> _STATED PROBLEM_
Everything from the first line of the entries below through the line holding "11.47, 12.14, 14.0];" must be printed exactly as written.

> _RECORDS FOR THE EXERCISE_

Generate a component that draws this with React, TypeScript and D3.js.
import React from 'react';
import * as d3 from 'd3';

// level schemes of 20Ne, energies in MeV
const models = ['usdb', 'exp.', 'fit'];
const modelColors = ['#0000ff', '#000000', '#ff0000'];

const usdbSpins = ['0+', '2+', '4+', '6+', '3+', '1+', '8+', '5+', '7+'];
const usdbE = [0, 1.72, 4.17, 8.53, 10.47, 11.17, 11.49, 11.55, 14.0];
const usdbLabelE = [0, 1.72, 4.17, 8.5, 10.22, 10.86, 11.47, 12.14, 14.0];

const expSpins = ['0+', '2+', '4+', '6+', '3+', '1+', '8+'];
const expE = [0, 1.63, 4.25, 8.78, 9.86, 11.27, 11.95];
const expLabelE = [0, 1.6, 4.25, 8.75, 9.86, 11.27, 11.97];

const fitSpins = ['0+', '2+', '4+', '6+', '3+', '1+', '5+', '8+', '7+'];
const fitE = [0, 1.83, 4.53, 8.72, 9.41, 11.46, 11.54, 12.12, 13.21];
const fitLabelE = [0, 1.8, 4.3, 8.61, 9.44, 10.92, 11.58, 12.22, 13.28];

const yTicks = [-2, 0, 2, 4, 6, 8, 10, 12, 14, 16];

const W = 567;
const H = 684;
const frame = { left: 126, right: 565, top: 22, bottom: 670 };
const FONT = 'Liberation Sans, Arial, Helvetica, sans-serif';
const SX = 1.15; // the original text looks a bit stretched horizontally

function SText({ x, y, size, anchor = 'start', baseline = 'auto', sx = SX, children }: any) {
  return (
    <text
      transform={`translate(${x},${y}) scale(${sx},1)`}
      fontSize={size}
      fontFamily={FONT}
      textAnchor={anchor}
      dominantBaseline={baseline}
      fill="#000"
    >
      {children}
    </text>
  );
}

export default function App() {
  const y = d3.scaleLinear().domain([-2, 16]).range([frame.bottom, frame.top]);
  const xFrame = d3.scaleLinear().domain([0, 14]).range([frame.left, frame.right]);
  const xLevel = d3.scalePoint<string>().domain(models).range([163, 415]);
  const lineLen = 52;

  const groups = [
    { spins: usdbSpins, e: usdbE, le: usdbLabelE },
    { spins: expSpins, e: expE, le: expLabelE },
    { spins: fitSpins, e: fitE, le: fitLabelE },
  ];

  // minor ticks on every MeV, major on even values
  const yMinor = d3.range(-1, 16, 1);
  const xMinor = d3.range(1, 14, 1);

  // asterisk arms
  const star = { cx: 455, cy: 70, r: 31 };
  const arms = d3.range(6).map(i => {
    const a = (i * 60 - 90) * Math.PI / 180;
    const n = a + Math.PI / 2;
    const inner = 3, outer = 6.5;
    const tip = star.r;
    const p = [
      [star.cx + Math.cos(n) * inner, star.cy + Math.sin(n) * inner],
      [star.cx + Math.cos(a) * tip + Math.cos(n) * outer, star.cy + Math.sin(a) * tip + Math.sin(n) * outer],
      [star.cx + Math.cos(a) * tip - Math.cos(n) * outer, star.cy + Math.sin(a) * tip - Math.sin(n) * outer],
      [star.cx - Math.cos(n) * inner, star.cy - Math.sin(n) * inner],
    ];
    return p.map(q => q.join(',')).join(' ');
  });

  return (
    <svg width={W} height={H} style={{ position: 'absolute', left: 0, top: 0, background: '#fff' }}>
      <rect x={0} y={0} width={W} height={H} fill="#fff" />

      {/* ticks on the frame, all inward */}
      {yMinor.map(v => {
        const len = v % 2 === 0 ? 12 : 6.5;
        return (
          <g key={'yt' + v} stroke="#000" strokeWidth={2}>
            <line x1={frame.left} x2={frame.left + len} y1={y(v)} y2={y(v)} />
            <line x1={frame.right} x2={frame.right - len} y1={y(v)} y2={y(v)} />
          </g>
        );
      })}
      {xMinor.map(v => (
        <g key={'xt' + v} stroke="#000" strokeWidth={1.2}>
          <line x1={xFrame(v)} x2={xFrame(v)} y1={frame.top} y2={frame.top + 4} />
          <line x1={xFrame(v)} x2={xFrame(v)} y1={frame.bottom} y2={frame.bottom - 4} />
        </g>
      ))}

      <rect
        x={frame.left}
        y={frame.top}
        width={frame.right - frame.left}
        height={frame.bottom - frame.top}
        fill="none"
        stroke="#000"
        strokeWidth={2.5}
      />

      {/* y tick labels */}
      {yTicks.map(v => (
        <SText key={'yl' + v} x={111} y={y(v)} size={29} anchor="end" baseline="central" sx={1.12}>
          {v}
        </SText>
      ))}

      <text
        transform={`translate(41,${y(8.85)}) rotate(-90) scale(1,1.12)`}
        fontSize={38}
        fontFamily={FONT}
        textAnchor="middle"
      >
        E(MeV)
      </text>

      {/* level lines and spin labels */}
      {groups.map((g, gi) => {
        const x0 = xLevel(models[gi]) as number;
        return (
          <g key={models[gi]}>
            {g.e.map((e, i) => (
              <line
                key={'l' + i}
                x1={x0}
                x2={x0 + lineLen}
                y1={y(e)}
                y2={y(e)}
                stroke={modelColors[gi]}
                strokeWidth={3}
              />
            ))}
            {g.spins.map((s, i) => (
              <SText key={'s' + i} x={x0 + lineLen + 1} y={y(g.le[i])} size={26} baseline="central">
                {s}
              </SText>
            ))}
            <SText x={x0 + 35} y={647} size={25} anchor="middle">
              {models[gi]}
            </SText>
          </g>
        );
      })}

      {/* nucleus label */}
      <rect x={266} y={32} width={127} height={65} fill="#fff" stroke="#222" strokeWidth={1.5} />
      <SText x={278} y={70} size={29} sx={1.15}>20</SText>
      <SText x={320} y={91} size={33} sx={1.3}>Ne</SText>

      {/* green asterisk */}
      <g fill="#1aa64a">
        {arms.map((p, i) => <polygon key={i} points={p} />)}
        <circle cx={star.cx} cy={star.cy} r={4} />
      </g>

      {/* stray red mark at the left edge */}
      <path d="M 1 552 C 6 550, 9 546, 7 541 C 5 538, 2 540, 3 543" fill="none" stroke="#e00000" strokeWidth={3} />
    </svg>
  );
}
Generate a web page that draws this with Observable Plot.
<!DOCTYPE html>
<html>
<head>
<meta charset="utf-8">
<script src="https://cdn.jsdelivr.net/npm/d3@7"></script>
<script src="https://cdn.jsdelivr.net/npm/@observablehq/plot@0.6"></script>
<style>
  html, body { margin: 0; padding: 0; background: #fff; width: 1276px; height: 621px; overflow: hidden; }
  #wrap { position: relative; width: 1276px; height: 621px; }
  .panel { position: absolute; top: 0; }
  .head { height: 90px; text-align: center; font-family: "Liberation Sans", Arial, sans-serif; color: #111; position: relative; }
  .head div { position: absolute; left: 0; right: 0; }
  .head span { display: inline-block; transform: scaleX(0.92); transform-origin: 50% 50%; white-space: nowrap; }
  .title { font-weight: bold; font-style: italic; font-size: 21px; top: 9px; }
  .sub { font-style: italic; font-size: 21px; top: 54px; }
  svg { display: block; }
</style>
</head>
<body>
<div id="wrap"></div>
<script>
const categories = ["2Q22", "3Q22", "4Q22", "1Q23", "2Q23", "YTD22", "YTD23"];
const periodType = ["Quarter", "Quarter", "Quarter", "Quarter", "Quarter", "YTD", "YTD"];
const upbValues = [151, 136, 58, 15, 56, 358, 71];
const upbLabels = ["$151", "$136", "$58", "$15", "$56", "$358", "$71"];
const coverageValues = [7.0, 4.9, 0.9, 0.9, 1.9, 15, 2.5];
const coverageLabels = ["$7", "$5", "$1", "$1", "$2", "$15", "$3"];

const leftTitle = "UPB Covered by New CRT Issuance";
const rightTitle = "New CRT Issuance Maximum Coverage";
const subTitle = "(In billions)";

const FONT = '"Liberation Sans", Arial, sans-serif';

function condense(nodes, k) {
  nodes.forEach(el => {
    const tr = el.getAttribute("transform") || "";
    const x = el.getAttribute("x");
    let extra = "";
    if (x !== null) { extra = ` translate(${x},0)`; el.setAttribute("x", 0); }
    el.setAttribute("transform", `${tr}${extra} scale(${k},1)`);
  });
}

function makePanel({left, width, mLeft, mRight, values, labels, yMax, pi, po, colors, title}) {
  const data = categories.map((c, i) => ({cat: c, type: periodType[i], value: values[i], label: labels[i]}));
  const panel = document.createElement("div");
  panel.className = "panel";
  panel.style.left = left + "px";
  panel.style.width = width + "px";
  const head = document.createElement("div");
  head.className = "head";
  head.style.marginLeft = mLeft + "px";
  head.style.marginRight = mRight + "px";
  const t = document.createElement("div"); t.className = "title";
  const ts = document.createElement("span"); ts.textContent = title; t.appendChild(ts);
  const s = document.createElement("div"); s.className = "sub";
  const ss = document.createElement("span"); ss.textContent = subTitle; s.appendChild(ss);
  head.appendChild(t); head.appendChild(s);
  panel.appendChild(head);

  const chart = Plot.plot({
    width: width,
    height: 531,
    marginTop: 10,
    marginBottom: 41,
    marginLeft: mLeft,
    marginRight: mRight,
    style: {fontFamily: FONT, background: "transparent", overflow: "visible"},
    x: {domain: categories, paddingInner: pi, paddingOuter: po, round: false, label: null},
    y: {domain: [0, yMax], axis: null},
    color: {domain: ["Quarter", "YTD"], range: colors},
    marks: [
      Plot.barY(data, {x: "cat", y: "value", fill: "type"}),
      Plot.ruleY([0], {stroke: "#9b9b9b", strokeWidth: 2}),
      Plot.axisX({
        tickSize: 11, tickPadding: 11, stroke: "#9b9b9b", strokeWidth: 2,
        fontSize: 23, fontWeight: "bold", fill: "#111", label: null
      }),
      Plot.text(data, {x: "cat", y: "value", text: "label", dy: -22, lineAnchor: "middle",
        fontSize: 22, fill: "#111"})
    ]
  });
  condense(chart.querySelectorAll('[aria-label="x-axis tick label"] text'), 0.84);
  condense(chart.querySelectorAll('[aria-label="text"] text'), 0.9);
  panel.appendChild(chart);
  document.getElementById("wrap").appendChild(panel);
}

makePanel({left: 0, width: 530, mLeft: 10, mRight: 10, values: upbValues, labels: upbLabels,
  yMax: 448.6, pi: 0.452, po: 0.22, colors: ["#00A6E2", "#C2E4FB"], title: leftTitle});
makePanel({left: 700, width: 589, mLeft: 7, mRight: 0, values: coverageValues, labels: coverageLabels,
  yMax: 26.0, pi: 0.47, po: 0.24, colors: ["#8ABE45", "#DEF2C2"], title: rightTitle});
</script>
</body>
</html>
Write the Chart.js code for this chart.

> _ANSWER FOR THE TASK_
Generate a component that draws this with React, TypeScript and D3.js.
import React from 'react';
import * as d3 from 'd3';

// level schemes of 20Ne, energies in MeV
const models = ['usdb', 'exp.', 'fit'];
const modelColors = ['#0000ff', '#000000', '#ff0000'];

const usdbSpins = ['0+', '2+', '4+', '6+', '3+', '1+', '8+', '5+', '7+'];
const usdbE = [0, 1.72, 4.17, 8.53, 10.47, 11.17, 11.49, 11.55, 14.0];
const usdbLabelE = [0, 1.72, 4.17, 8.5, 10.22, 10.86, 11.47, 12.14, 14.0];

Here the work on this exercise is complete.